The word I use in this book to refer to the absence or deficiency of self-love is shame; its opposite is pride, by which I mean a healthy sense of self-esteem, self-respect, and self-love. When self-love is sufficiently diminished, one feels shame. But it may be somewhat paradoxical to refer to shame as a “feeling”, for while shame is initially painful, constant shaming leads to a deadening of feeling, an absence of feeling. An analogous image comes to mind if we think about our experience of cold. If we say we are “cold”, we experience cold as a feeling, as something that exists and is painful. But we know from physics that cold is really the absence of heat, or warmth. Shame is also experienced as a feeling, and an intensely painful one; but like cold, it is, in essence, the absence of warmth, emotional warmth, or love for the self. And when it reaches overwhelming intensity, shame is experienced, like cold, as a feeling of numbness and deadness. We know that cold starts out feeling painful, but when it reaches an intolerable extreme, it results in complete numbness and physical death. At first, only a limb may die, but when the cold is sufficiently severe, the whole body dies. In the same way, the self dies when exposed to more shame than it can tolerate. This is why Dante was profoundly psychologically correct when he stated that the lowest circle of hell was a region not of flames, but of ice-absolute coldness.

…To suffer the loss of love from others, by being rejected or abandoned, assaulted or insulted, slighted or demeaned, humiliated or ridiculed, dishonored or disrespected, is to be shamed by them. To be overwhelmed by shame and humiliation is to experience the destruction of self-esteem; and without a certain minimal amount of self-esteem, the self collapses and the soul dies. Violence to the body causes the death of the self because it is so inescapably humiliating. When we cannot fend off, undo or escape from such overwhelmingly unloving acts, when we cannot protect ourselves from them, whether by violent or nonviolent means, something gets killed within us-our souls are murdered.
…people do not need to be physically attacked in order to become violent. Violent child abuse is not the only way in which an adult can shame and humiliate a child. Words alone can shame and reject, insult and humiliate, dishonor and disgrace, tear down self-esteem and murder the soul.

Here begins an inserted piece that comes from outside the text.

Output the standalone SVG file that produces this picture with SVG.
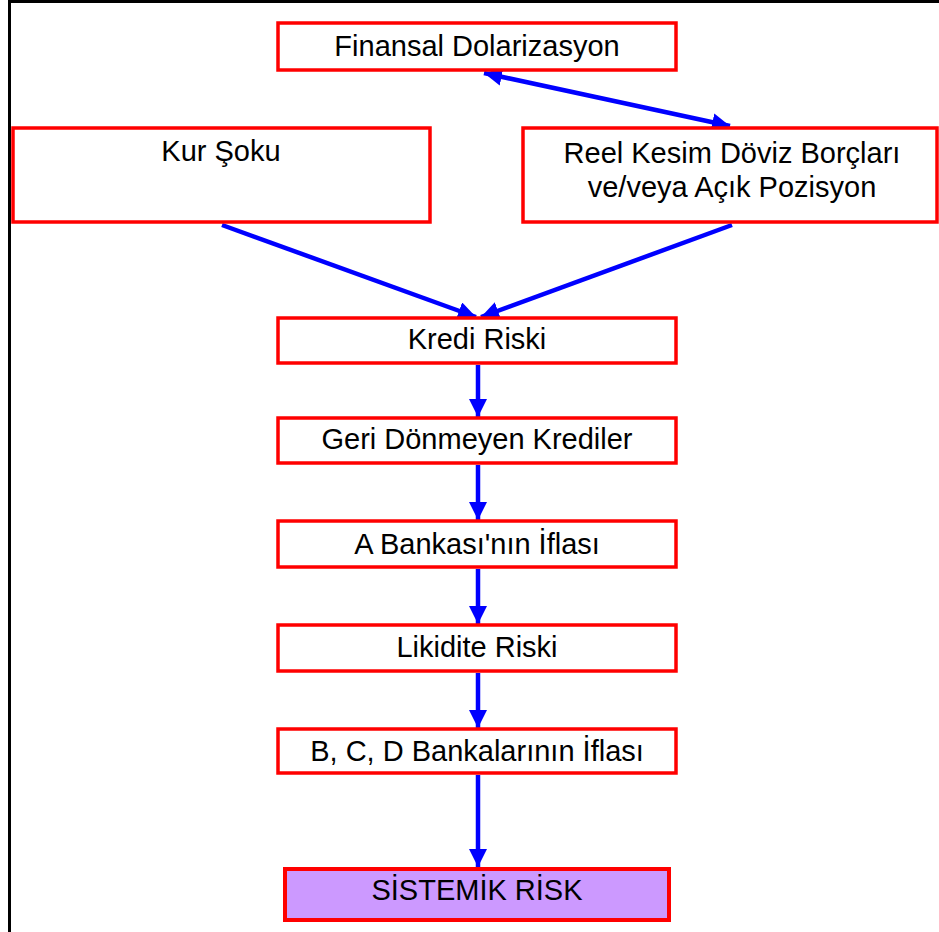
<svg xmlns="http://www.w3.org/2000/svg" width="939" height="932" viewBox="0 0 939 932">
<style>
.box{fill:#fff;stroke:#ff0000;stroke-width:3.5}
.sys{fill:#cc99ff;stroke:#ff0000;stroke-width:4}
.t{font-family:"Liberation Sans",Arial,sans-serif;font-size:29px;fill:#000;text-anchor:middle}
.c{stroke:#0000ff;stroke-width:4.5;fill:none}
</style>
<defs>
<marker id="ah" markerUnits="userSpaceOnUse" markerWidth="19" markerHeight="18" refX="18" refY="9" orient="auto-start-reverse" viewBox="0 0 19 18">
<path d="M0,0 L18,9 L0,18 z" fill="#0000ff"/>
</marker>
</defs>
<rect x="9.5" y="1.5" width="940" height="940" fill="#fff" stroke="#000" stroke-width="3"/>
<g id="connectors">
<line class="c" x1="484" y1="73" x2="730" y2="126" marker-start="url(#ah)" marker-end="url(#ah)"/>
<line class="c" x1="222" y1="225" x2="476" y2="317" marker-end="url(#ah)"/>
<line class="c" x1="732" y1="225" x2="481" y2="317" marker-end="url(#ah)"/>
<line class="c" x1="478" y1="365" x2="478" y2="417" marker-end="url(#ah)"/>
<line class="c" x1="478" y1="465" x2="478" y2="520" marker-end="url(#ah)"/>
<line class="c" x1="478" y1="569" x2="478" y2="624" marker-end="url(#ah)"/>
<line class="c" x1="478" y1="673" x2="478" y2="728" marker-end="url(#ah)"/>
<line class="c" x1="478" y1="775" x2="478" y2="867" marker-end="url(#ah)"/>
</g>
<g id="finansal">
<rect class="box" x="278" y="23" width="398" height="47"/>
<text class="t" x="477" y="56">Finansal Dolarizasyon</text>
</g>
<g id="kur">
<rect class="box" x="13" y="128" width="417" height="94"/>
<text class="t" x="221" y="161">Kur Şoku</text>
</g>
<g id="reel">
<rect class="box" x="523" y="128" width="414" height="94"/>
<text class="t" x="732" y="163">Reel Kesim Döviz Borçları</text>
<text class="t" x="732" y="197">ve/veya Açık Pozisyon</text>
</g>
<g id="kredi">
<rect class="box" x="278" y="318" width="398" height="45"/>
<text class="t" x="477" y="349">Kredi Riski</text>
</g>
<g id="geri">
<rect class="box" x="278" y="418" width="398" height="45"/>
<text class="t" x="477" y="449">Geri Dönmeyen Krediler</text>
</g>
<g id="abank">
<rect class="box" x="278" y="521" width="398" height="46"/>
<text class="t" x="477" y="554">A Bankası'nın İflası</text>
</g>
<g id="likidite">
<rect class="box" x="278" y="625" width="398" height="46"/>
<text class="t" x="477" y="657">Likidite Riski</text>
</g>
<g id="bcd">
<rect class="box" x="278" y="729" width="398" height="44"/>
<text class="t" x="477" y="761">B, C, D Bankalarının İflası</text>
</g>
<g id="sistemik">
<rect class="sys" x="285" y="869" width="384" height="51"/>
<text class="t" x="477" y="900">SİSTEMİK RİSK</text>
</g>
</svg>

Not all violent adults were subjected to violent child abuse. Nor do all who were subjected to violent child abuse grow up to commit deadly violence. Child abuse is neither a necessary nor sufficient condition for adult violence, anymore than smoking is a necessary or sufficient cause for the development of lung cancer. There are, however, plenty of statistical studies showing that acts of actual and extreme physical violence, such as beatings and attempted murders, are regular experiences in the childhoods of those who grow up to become violent, just as we know that smoking is a major, preventable, cause of lung cancer.
…The kind of man I am describing protects himself from the emotional suffocation of living in a loveless atmosphere by withdrawing the love he has begun to feel from everyone and everywhere, in an attempt to reserve for himself whatever capacity for love we may have, but his supply of self-love is also deficient. And it cannot grow to the dimensions that are necessary for health when it is not fed by love from others. If it were not deficient, he could afford to love others. But his withdrawal of love from everyone and everything around him not only protects him from emotional pain, it also condemns him to absence of emotional pleasure or joy; for we cannot enjoy the people who make up our world, cannot enjoy being with them, except to the degree that we love them. So the person who cannot love cannot have any feelings-pain or joy.